— EXERCISE AIM —
Reproduce all lines of the listing below in which the word "script" occurs.

— SUPPLIED RECORDS —

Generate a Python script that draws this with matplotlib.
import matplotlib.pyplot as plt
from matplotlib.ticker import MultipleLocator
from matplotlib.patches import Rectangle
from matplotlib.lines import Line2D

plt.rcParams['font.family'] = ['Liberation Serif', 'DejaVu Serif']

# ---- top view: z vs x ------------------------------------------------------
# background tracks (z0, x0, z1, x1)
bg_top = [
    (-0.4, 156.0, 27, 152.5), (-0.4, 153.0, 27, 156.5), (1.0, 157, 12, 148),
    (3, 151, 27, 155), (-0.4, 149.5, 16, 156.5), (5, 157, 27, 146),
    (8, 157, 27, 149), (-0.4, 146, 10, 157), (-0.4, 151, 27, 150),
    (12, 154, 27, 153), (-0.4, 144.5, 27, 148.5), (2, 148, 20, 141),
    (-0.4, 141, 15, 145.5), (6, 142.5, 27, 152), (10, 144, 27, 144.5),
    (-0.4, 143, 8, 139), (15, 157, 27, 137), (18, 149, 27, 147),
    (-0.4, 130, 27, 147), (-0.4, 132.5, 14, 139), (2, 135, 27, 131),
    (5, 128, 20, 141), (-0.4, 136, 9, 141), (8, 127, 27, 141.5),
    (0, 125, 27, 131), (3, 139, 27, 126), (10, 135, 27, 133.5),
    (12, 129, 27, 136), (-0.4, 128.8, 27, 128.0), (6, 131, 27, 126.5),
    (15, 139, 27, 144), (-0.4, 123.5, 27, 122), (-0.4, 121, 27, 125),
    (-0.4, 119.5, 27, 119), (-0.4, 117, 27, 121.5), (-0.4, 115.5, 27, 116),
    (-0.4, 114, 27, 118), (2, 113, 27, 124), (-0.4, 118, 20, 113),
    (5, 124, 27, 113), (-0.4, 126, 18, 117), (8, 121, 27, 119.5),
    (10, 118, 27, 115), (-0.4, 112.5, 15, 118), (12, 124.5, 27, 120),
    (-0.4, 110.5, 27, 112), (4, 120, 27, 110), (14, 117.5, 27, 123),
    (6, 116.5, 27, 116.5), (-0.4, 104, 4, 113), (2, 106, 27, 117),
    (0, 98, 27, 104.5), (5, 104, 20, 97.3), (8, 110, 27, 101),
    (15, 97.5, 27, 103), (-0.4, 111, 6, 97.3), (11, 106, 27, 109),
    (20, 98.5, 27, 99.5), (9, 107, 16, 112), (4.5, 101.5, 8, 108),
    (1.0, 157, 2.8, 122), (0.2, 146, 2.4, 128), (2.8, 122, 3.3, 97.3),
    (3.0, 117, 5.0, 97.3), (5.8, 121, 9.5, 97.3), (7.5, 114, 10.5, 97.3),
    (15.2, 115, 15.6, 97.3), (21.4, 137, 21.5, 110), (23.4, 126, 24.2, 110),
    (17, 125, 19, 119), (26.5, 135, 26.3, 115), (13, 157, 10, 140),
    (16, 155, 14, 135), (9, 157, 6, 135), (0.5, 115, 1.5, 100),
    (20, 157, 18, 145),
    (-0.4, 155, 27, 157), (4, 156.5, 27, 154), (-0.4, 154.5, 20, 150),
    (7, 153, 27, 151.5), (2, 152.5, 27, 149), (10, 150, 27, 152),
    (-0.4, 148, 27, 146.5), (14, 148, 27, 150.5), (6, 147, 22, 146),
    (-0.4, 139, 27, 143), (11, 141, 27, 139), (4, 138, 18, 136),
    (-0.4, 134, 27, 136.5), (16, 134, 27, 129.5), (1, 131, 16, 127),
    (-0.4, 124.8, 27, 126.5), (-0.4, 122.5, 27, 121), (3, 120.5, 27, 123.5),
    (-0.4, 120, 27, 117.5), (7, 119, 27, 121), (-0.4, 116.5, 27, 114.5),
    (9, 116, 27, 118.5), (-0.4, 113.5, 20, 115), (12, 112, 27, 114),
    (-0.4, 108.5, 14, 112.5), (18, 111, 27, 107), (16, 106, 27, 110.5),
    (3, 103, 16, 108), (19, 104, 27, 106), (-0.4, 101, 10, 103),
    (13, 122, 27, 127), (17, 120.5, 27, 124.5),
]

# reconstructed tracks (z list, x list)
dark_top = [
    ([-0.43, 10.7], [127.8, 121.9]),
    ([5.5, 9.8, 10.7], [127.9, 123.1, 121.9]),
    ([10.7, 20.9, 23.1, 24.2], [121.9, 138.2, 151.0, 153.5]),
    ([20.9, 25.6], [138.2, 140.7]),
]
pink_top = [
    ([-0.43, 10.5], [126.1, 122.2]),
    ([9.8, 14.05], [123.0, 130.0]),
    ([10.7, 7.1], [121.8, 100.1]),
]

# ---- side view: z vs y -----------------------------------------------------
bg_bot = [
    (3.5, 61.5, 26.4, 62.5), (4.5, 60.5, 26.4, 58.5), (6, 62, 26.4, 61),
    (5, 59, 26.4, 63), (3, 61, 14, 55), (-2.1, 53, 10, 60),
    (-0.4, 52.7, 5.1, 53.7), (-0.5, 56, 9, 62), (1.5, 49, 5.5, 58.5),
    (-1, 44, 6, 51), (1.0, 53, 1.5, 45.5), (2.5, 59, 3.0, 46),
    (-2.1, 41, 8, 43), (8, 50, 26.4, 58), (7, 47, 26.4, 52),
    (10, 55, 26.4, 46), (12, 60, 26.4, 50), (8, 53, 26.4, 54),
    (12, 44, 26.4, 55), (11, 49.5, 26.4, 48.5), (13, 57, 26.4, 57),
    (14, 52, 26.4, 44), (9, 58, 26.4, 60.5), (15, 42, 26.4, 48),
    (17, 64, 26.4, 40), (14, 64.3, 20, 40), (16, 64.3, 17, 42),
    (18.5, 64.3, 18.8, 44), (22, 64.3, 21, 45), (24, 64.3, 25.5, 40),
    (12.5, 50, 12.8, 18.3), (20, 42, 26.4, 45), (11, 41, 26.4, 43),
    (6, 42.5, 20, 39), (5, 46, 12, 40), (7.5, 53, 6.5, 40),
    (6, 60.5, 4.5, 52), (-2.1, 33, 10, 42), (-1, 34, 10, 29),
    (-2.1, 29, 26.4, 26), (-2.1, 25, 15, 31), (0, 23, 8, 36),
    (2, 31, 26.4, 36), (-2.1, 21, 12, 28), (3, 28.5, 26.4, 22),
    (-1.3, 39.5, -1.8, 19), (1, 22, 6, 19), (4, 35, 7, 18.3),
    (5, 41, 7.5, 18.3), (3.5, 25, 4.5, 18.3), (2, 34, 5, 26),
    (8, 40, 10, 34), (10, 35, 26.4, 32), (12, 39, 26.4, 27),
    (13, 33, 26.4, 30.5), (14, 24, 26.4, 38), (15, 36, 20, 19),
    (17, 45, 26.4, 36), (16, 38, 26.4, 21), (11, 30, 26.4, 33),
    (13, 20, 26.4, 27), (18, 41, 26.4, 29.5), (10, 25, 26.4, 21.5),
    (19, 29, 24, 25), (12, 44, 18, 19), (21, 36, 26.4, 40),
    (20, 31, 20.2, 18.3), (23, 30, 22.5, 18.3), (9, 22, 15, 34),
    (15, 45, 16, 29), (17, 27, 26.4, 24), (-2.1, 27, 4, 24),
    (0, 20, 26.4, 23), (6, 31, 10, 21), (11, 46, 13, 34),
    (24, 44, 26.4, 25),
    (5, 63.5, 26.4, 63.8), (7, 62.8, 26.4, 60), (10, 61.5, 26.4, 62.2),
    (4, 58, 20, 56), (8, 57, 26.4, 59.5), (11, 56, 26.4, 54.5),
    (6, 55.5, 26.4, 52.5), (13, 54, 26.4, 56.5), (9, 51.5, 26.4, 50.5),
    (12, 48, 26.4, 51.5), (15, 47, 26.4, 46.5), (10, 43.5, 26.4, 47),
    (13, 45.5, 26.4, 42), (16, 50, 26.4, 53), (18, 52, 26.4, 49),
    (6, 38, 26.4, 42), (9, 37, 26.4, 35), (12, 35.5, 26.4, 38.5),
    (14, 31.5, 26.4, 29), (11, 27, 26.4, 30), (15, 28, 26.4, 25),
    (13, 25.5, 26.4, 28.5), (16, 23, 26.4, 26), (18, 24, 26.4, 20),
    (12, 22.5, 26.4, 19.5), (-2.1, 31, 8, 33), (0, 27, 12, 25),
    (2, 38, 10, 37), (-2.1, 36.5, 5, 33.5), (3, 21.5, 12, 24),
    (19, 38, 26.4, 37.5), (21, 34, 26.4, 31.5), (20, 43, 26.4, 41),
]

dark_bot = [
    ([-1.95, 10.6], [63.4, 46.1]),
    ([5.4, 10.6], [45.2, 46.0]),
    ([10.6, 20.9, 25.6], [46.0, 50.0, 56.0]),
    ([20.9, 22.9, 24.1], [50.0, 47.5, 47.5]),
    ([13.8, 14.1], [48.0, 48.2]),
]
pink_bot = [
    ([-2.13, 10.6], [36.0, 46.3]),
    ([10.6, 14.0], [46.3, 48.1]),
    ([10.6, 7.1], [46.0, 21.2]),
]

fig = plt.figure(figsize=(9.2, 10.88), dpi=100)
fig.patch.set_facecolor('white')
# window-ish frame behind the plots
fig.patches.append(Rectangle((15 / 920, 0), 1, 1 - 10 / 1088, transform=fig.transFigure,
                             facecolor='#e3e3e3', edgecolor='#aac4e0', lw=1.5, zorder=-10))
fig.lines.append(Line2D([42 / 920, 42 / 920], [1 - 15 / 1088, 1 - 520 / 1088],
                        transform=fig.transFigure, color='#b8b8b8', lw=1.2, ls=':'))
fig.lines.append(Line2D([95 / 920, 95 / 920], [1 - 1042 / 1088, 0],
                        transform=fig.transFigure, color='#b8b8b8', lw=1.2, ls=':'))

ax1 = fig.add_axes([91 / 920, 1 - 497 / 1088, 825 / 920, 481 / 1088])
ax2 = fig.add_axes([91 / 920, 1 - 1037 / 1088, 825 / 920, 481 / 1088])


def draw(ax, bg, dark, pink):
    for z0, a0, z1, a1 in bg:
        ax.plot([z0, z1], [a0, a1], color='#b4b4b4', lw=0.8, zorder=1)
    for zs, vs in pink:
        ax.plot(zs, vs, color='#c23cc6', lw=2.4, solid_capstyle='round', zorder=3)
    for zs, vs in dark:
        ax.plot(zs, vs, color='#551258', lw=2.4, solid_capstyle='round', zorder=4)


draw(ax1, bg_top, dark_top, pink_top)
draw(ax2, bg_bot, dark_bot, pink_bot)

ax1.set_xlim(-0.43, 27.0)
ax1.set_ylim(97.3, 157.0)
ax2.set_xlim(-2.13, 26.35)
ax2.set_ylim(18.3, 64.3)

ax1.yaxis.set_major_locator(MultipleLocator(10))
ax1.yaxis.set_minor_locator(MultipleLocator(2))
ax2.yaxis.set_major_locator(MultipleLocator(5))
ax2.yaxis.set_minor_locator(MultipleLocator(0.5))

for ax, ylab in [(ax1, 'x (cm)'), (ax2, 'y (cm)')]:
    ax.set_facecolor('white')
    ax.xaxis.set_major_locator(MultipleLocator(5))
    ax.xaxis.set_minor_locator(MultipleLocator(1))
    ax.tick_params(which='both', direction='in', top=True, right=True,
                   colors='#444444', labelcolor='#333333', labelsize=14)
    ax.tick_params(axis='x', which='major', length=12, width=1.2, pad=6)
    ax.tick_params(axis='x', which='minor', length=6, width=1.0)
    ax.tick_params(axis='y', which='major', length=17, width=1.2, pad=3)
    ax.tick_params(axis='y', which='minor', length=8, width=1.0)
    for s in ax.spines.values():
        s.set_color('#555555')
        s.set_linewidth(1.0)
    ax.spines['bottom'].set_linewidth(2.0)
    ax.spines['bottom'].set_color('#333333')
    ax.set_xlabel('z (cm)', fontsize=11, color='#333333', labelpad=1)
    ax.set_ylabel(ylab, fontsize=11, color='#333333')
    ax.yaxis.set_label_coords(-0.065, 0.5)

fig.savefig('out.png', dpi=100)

---

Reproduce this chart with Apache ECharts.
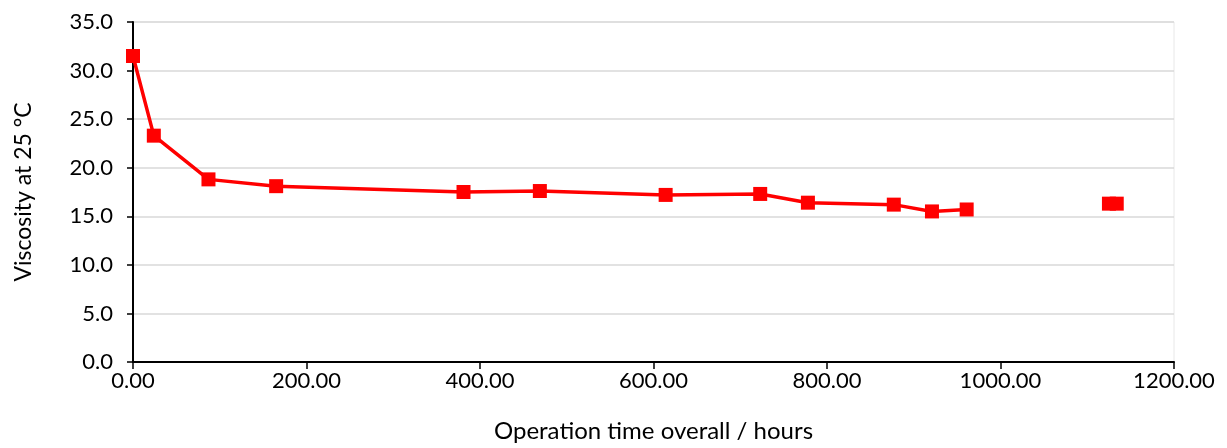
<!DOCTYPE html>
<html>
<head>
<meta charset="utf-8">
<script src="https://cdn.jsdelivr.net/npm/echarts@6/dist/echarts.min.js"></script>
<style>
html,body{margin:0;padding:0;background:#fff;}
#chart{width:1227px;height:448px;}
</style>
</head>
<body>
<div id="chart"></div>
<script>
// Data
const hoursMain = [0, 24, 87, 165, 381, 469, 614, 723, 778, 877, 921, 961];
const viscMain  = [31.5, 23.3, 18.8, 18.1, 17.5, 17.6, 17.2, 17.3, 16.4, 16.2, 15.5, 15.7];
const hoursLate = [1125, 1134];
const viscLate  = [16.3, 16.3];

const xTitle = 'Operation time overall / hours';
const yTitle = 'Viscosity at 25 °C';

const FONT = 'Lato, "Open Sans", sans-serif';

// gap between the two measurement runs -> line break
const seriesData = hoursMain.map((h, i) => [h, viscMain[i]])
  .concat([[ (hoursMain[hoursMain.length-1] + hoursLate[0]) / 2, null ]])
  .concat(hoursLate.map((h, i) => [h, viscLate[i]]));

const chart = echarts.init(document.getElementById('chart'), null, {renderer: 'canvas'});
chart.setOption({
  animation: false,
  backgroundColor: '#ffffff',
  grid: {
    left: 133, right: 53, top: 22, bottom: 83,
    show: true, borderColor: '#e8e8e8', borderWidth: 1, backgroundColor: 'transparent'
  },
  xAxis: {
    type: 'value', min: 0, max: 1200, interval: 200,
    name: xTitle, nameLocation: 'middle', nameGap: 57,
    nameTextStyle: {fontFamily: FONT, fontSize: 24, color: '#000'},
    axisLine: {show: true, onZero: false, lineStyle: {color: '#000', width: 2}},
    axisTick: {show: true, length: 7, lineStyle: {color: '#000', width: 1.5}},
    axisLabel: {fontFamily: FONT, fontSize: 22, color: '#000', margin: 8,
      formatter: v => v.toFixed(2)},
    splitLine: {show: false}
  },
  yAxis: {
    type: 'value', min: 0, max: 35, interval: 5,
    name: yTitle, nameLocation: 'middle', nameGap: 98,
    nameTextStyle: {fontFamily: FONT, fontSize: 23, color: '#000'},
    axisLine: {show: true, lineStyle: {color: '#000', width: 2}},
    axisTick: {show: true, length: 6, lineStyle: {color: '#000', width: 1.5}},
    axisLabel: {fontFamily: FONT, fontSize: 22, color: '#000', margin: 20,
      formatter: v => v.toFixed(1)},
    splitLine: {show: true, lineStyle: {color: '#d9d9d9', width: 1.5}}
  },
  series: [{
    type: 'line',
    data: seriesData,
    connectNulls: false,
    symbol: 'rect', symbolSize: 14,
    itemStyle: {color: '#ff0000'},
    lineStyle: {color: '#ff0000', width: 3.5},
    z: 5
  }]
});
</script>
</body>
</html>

...

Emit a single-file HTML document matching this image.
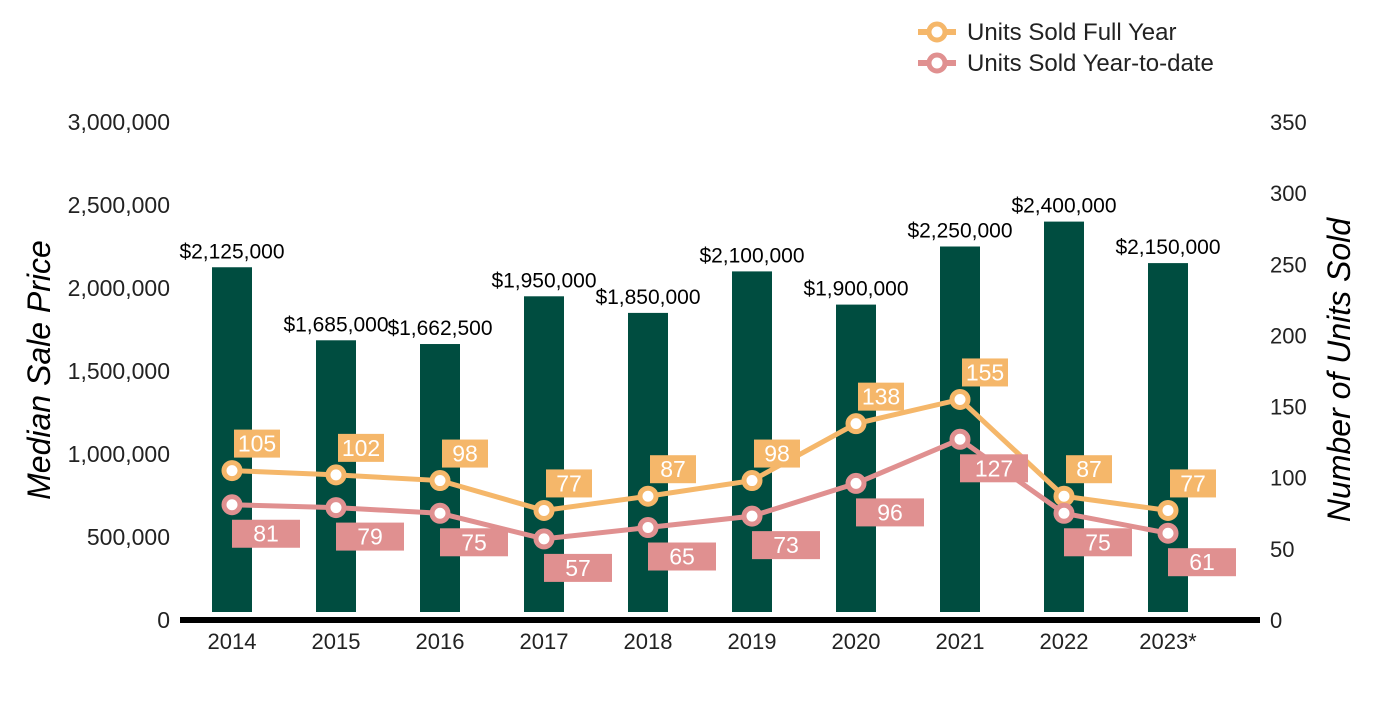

— CORRECT ANSWER —
Generate a Python script that draws this with matplotlib.
<script src="https://cdn.jsdelivr.net/npm/echarts@6/dist/echarts.min.js"></script>
<script>
</script>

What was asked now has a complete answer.